**Problem to solve**
Keep every line where the word "that" appears; drop the rest.

**Recorded information**
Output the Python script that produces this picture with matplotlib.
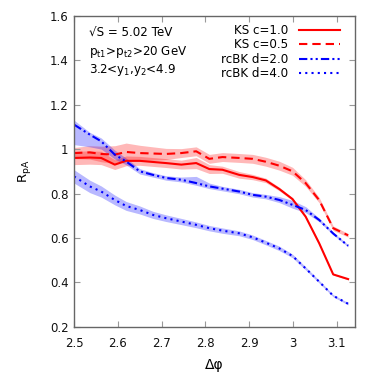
import numpy as np
import matplotlib
matplotlib.use("Agg")
import matplotlib.pyplot as plt

plt.rcParams['font.family'] = ['DejaVu Sans']
plt.rcParams['mathtext.default'] = 'regular'

# delta phi grid
dphi = [2.500, 2.536, 2.562, 2.593, 2.619, 2.650, 2.680, 2.710, 2.745, 2.779, 2.809,
        2.839, 2.877, 2.908, 2.938, 2.969, 2.999, 3.029, 3.060, 3.092, 3.126]

ks_c10 = [0.960, 0.962, 0.960, 0.930, 0.947, 0.947, 0.942, 0.937, 0.930, 0.937, 0.910,
          0.907, 0.884, 0.874, 0.859, 0.820, 0.775, 0.696, 0.576, 0.436, 0.415]
ks_c10_err = [0.030, 0.030, 0.030, 0.022, 0.022, 0.020, 0.020, 0.020, 0.020, 0.025, 0.020,
              0.016, 0.015, 0.012, 0.010, 0.008, 0.006, 0.005, 0.004, 0.003, 0.003]

ks_c05 = [0.982, 0.985, 0.978, 0.975, 0.987, 0.982, 0.980, 0.978, 0.982, 0.990, 0.956,
          0.964, 0.960, 0.956, 0.943, 0.925, 0.900, 0.847, 0.770, 0.644, 0.612]
ks_c05_err = [0.025, 0.030, 0.035, 0.040, 0.040, 0.035, 0.030, 0.025, 0.020, 0.020, 0.020,
              0.020, 0.020, 0.020, 0.020, 0.020, 0.018, 0.015, 0.012, 0.010, 0.008]

bk_d20 = [1.110, 1.065, 1.035, 0.975, 0.944, 0.900, 0.884, 0.870, 0.862, 0.847, 0.832,
          0.822, 0.809, 0.794, 0.786, 0.771, 0.749, 0.726, 0.681, 0.620, 0.565]
bk_d20_lo = [0.090, 0.055, 0.035, 0.020, 0.015, 0.012, 0.010, 0.010, 0.010, 0.010, 0.010,
             0.010, 0.010, 0.010, 0.010, 0.012, 0.015, 0.012, 0.008, 0.006, 0.005]
bk_d20_hi = [0.020, 0.010, 0.015, 0.020, 0.015, 0.012, 0.010, 0.010, 0.012, 0.030, 0.015,
             0.010, 0.010, 0.010, 0.010, 0.015, 0.020, 0.015, 0.008, 0.006, 0.005]

bk_d40 = [0.877, 0.832, 0.809, 0.771, 0.744, 0.726, 0.704, 0.689, 0.674, 0.659, 0.644,
          0.633, 0.621, 0.603, 0.579, 0.553, 0.519, 0.463, 0.403, 0.340, 0.304]
bk_d40_err = [0.030, 0.028, 0.025, 0.022, 0.020, 0.018, 0.016, 0.015, 0.014, 0.013, 0.012,
              0.012, 0.011, 0.010, 0.010, 0.010, 0.008, 0.007, 0.006, 0.005, 0.005]

x = np.array(dphi)
fig = plt.figure(figsize=(3.74, 3.74), dpi=100)
ax = fig.add_axes([0.198, 0.126, 0.751, 0.832])

c10 = np.array(ks_c10); e10 = np.array(ks_c10_err)
c05 = np.array(ks_c05); e05 = np.array(ks_c05_err)
d20 = np.array(bk_d20)
d40 = np.array(bk_d40); e40 = np.array(bk_d40_err)

ax.fill_between(x, c10 - e10, c10 + e10, color='red', alpha=0.28, lw=0)
ax.fill_between(x, c05 - e05, c05 + e05, color='red', alpha=0.28, lw=0)
ax.fill_between(x, d20 - np.array(bk_d20_lo), d20 + np.array(bk_d20_hi), color='blue', alpha=0.28, lw=0)
ax.fill_between(x, d40 - e40, d40 + e40, color='blue', alpha=0.28, lw=0)

lw = 1.5
ax.plot(x, c10, color='red', lw=lw, label='KS c=1.0')
ax.plot(x, c05, color='red', lw=lw, linestyle=(0, (4, 2.4)), label='KS c=0.5')
ax.plot(x, d20, color='blue', lw=lw, linestyle=(0, (4, 1.5, 1, 1.5, 1, 1.5)), label='rcBK d=2.0')
ax.plot(x, d40, color='blue', lw=lw, linestyle=(0, (1, 2)), label='rcBK d=4.0')

ax.set_xlim(2.5, np.pi)
ax.set_ylim(0.2, 1.6)
ax.set_xticks([2.5, 2.6, 2.7, 2.8, 2.9, 3.0, 3.1])
ax.set_xticklabels(['2.5', '2.6', '2.7', '2.8', '2.9', '3', '3.1'])
ax.set_yticks([0.2, 0.4, 0.6, 0.8, 1.0, 1.2, 1.4, 1.6])
ax.set_yticklabels(['0.2', '0.4', '0.6', '0.8', '1', '1.2', '1.4', '1.6'])
ax.tick_params(direction='in', length=4.3, width=0.8, color='#999999',
               top=True, right=True, labelsize=8.5, labelcolor='#111111')
ax.tick_params(axis='x', pad=7)
ax.tick_params(axis='y', pad=4)
for s in ax.spines.values():
    s.set_color('#666666')
    s.set_linewidth(1.0)

ax.set_xlabel('Δφ', fontsize=10)
ax.set_ylabel('R$_{pA}$', fontsize=9.5)
ax.xaxis.set_label_coords(0.5, -0.1)
ax.yaxis.set_label_coords(-0.145, 0.5)

ax.text(0.053, 0.945, '√S = 5.02 TeV', transform=ax.transAxes, fontsize=8.6, va='center')
ax.text(0.053, 0.884, 'p$_{t1}$>p$_{t2}$>20 GeV', transform=ax.transAxes, fontsize=8.6, va='center')
ax.text(0.053, 0.826, '3.2<y$_{1}$,y$_{2}$<4.9', transform=ax.transAxes, fontsize=8.6, va='center')

ax.legend(loc='upper right', frameon=False, fontsize=8.6, markerfirst=False,
          handlelength=3.4, handletextpad=0.9, labelspacing=0.12,
          borderaxespad=0.5, bbox_to_anchor=(0.985, 1.008))

fig.savefig('out.png', dpi=100)
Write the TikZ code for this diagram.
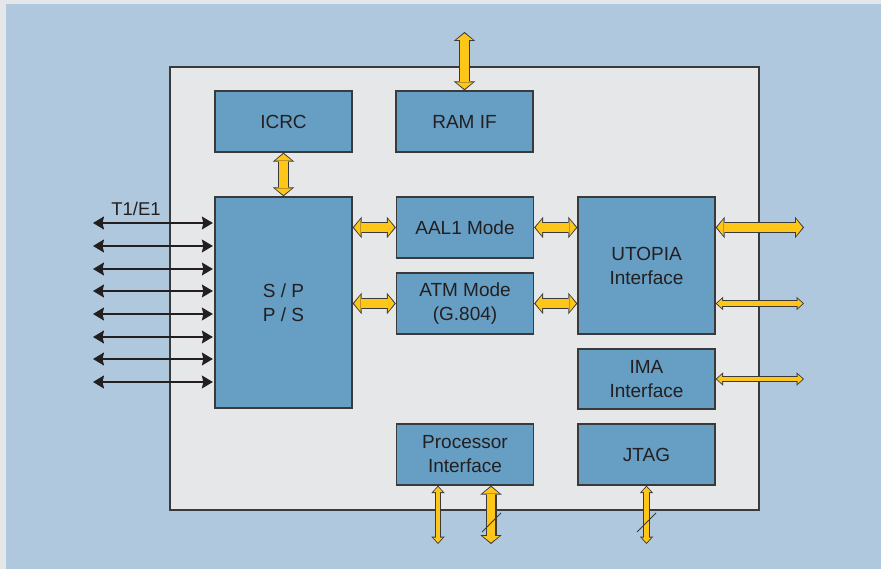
\documentclass[tikz,border=0pt]{standalone}
\usepackage{fontspec}
\setmainfont{Liberation Sans}
\usetikzlibrary{arrows.meta}
\definecolor{pagebg}{RGB}{176,200,222}
\definecolor{margc}{RGB}{229,230,232}
\definecolor{chipc}{RGB}{230,231,233}
\definecolor{blockc}{RGB}{102,159,195}
\definecolor{edgec}{RGB}{58,58,58}
\definecolor{busc}{RGB}{255,198,26}
\definecolor{textc}{RGB}{35,31,32}

\begin{document}
\begin{tikzpicture}[x=1pt,y=-1pt,font=\fontsize{19}{24}\selectfont,
  blk/.style={draw=edgec,line width=1.3pt,fill=blockc,text=textc,align=center,inner sep=0pt,minimum width=137pt,minimum height=61pt},
  wbus/.style={draw=busc,line width=8.5pt,shorten <=1.4pt,shorten >=1.4pt,
    {Triangle[length=6.5pt,width=16.5pt,line width=0pt]}-{Triangle[length=6.5pt,width=16.5pt,line width=0pt]},
    preaction={draw=edgec,line width=11pt,shorten <=0pt,shorten >=0pt,
      {Triangle[length=9pt,width=21.5pt,line width=0pt]}-{Triangle[length=9pt,width=21.5pt,line width=0pt]}}},
  nbus/.style={draw=busc,line width=4.5pt,shorten <=1.3pt,shorten >=1.3pt,
    {Triangle[length=5.2pt,width=9.5pt,line width=0pt]}-{Triangle[length=5.2pt,width=9.5pt,line width=0pt]},
    preaction={draw=edgec,line width=6.5pt,shorten <=0pt,shorten >=0pt,
      {Triangle[length=7.5pt,width=13.5pt,line width=0pt]}-{Triangle[length=7.5pt,width=13.5pt,line width=0pt]}}},
  tline/.style={draw=textc,line width=1.1pt,shorten >=1.5pt,{Stealth[length=11pt,width=13pt,inset=1.5pt]}-{Stealth[length=11pt,width=13pt,inset=1.5pt]}}]
\useasboundingbox (0,0) rectangle (881,569);
\fill[margc] (0,0) rectangle (881,569);
\fill[pagebg] (6,4) rectangle (881,569);
\draw[draw=edgec,fill=chipc,line width=1.5pt] (170,67) rectangle (759,510);

\node[blk] (icrc) at (283.5,121.5) {ICRC};
\node[blk] (ramif) at (464.5,121.5) {RAM IF};
\node[blk,minimum height=211pt] (sp) at (283.5,302.5) {S / P\\P / S};
\node[blk] (aal) at (465,227.5) {AAL1 Mode};
\node[blk] (atm) at (465,303.5) {ATM Mode\\(G.804)};
\node[blk,minimum height=137pt] (utopia) at (646.5,265.5) {UTOPIA\\Interface};
\node[blk,minimum height=60pt] (ima) at (646.5,379) {IMA\\Interface};
\node[blk] (proc) at (465,454.5) {Processor\\Interface};
\node[blk] (jtag) at (646.5,454.5) {JTAG};

\coordinate (ramtop) at (464.5,32);
\coordinate (u1) at (804,227.5);
\coordinate (u2) at (804,303.5);
\coordinate (ima1) at (804,379);
\coordinate (p1) at (438,544);
\coordinate (p2) at (491,544);
\coordinate (j1) at (646.5,544);

\draw[wbus] (icrc.south) -- (sp.north);
\draw[wbus] (ramtop) -- (ramif.north);
\draw[wbus] (sp.east |- aal.west) -- (aal.west);
\draw[wbus] (aal.east) -- (utopia.west |- aal.east);
\draw[wbus] (sp.east |- atm.west) -- (atm.west);
\draw[wbus] (atm.east) -- (utopia.west |- atm.east);
\draw[wbus] (utopia.east |- u1) -- (u1);
\draw[nbus] (utopia.east |- u2) -- (u2);
\draw[nbus] (ima.east) -- (ima1);
\draw[nbus] (p1 |- proc.south) -- (p1);
\draw[wbus] (p2 |- proc.south) -- (p2);
\draw[nbus] (jtag.south) -- (j1);

\draw[edgec,line width=0.8pt] (482,532) -- (501,513);
\draw[edgec,line width=0.8pt] (637,532) -- (656,513);

\foreach \Y [count=\i] in {223,246,269,291,314,337,359,382}
{
  \coordinate (t\i) at (93,\Y);
  \draw[tline] (t\i) -- (t\i -| sp.west);
}
\node[text=textc,font=\fontsize{18.5}{22}\selectfont] (t1e1) at (136,209) {T1/E1};
\end{tikzpicture}
\end{document}
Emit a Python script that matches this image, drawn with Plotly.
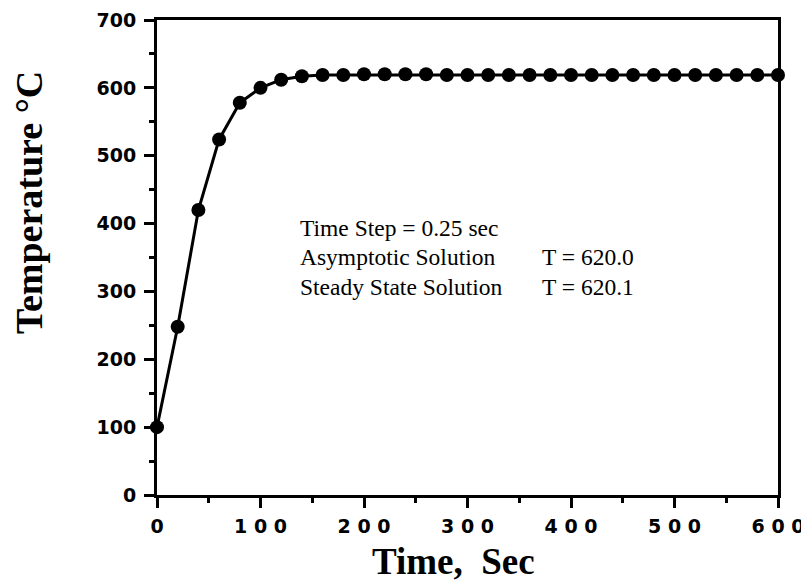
import plotly.graph_objects as go

time_s = [0, 20, 40, 60, 80, 100, 120, 140, 160, 180, 200, 220, 240, 260, 280, 300,
          320, 340, 360, 380, 400, 420, 440, 460, 480, 500, 520, 540, 560, 580, 600]
temperature = [100, 248, 420, 524, 578, 600, 612, 617, 619, 619, 620, 620, 620, 620, 619, 619,
               619, 619, 619, 619, 619, 619, 619, 619, 619, 619, 619, 619, 619, 619, 619]
x_tick_vals = [0, 100, 200, 300, 400, 500, 600]
x_tick_text = ["0", "1 0 0", "2 0 0", "3 0 0", "4 0 0", "5 0 0", "6 0 0"]
y_tick_vals = [0, 100, 200, 300, 400, 500, 600, 700]
notes_left = ["Time Step = 0.25 sec", "Asymptotic Solution", "Steady State Solution"]
notes_right = ["", "T = 620.0", "T = 620.1"]
x_title = "Time,  Sec"
y_title = "Temperature °C"

fig = go.Figure()
fig.add_trace(go.Scatter(
    x=time_s, y=temperature, mode="lines+markers",
    line=dict(color="black", width=3),
    marker=dict(color="black", size=14),
    cliponaxis=False, showlegend=False,
))

serif = "Liberation Serif, Times New Roman, serif"
sans = "DejaVu Sans, Arial, sans-serif"

# the page body adds an 8 px margin, so the figure is 8 px smaller
fig.update_layout(
    width=801, height=575,
    margin=dict(l=149, r=31, t=12, b=88, autoexpand=False),
    paper_bgcolor="white", plot_bgcolor="white",
    xaxis=dict(
        range=[0, 600], tickvals=x_tick_vals, ticktext=x_tick_text,
        showgrid=False, zeroline=False,
        showline=True, linecolor="black", linewidth=3, mirror=True,
        ticks="outside", ticklen=10, tickwidth=2.5, tickcolor="black",
        minor=dict(dtick=50, tick0=0, ticks="outside", ticklen=5, tickwidth=2.5, tickcolor="black"),
        tickfont=dict(family=sans, size=19, color="black", weight="bold"),
        ticklabelstandoff=2,
        automargin=False,
    ),
    yaxis=dict(
        range=[0, 700], tickvals=y_tick_vals,
        showgrid=False, zeroline=False,
        showline=True, linecolor="black", linewidth=3, mirror=True,
        ticks="outside", ticklen=10, tickwidth=2.5, tickcolor="black",
        minor=dict(dtick=50, tick0=0, ticks="outside", ticklen=5, tickwidth=2.5, tickcolor="black"),
        tickfont=dict(family=sans, size=19, color="black", weight="bold"),
        ticklabelstandoff=4,
        automargin=False,
    ),
)

fig.add_annotation(xref="paper", yref="paper", x=0.477, y=-0.141, text="<b>" + x_title + "</b>",
                   showarrow=False, xanchor="center", yanchor="middle",
                   font=dict(family=serif, size=37, color="black"))
fig.add_annotation(xref="paper", yref="paper", x=-0.206, y=0.615, text="<b>" + y_title + "</b>",
                   showarrow=False, xanchor="center", yanchor="middle", textangle=-90,
                   font=dict(family=serif, size=38, color="black"))

y_positions = [393.5, 350.7, 306.5]
for txt_l, txt_r, yy in zip(notes_left, notes_right, y_positions):
    fig.add_annotation(x=136.5, y=yy, xref="x", yref="y", text=txt_l, showarrow=False,
                       xanchor="left", yanchor="middle",
                       font=dict(family=serif, size=23.5, color="black"))
    if txt_r:
        fig.add_annotation(x=370.5, y=yy, xref="x", yref="y", text=txt_r, showarrow=False,
                           xanchor="left", yanchor="middle",
                           font=dict(family=serif, size=23.5, color="black"))

fig.write_html("out.html")
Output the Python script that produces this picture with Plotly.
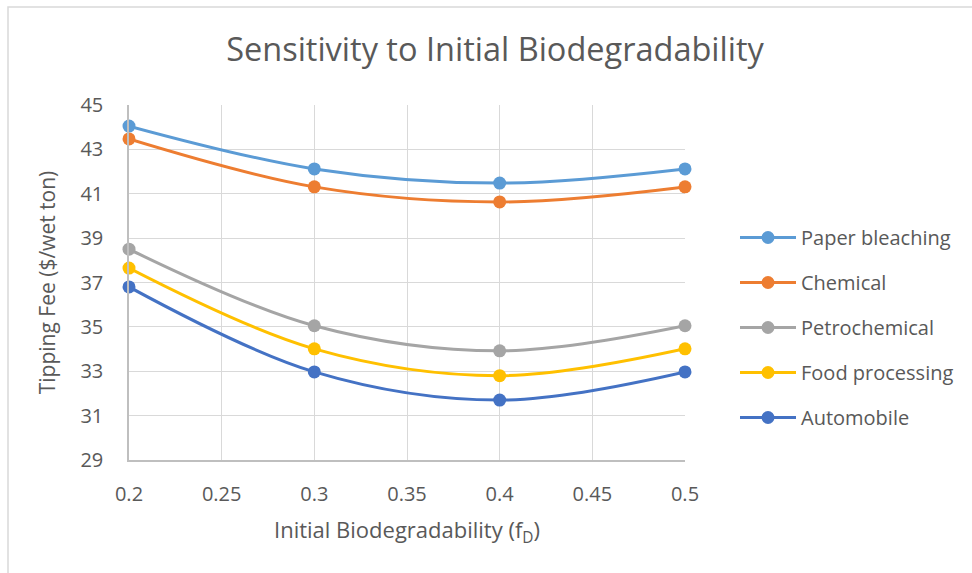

**Response**
Output the Python script that produces this picture with matplotlib.
Emit a Python script that matches this image, drawn with Plotly.
Output the Python script that produces this picture with Plotly.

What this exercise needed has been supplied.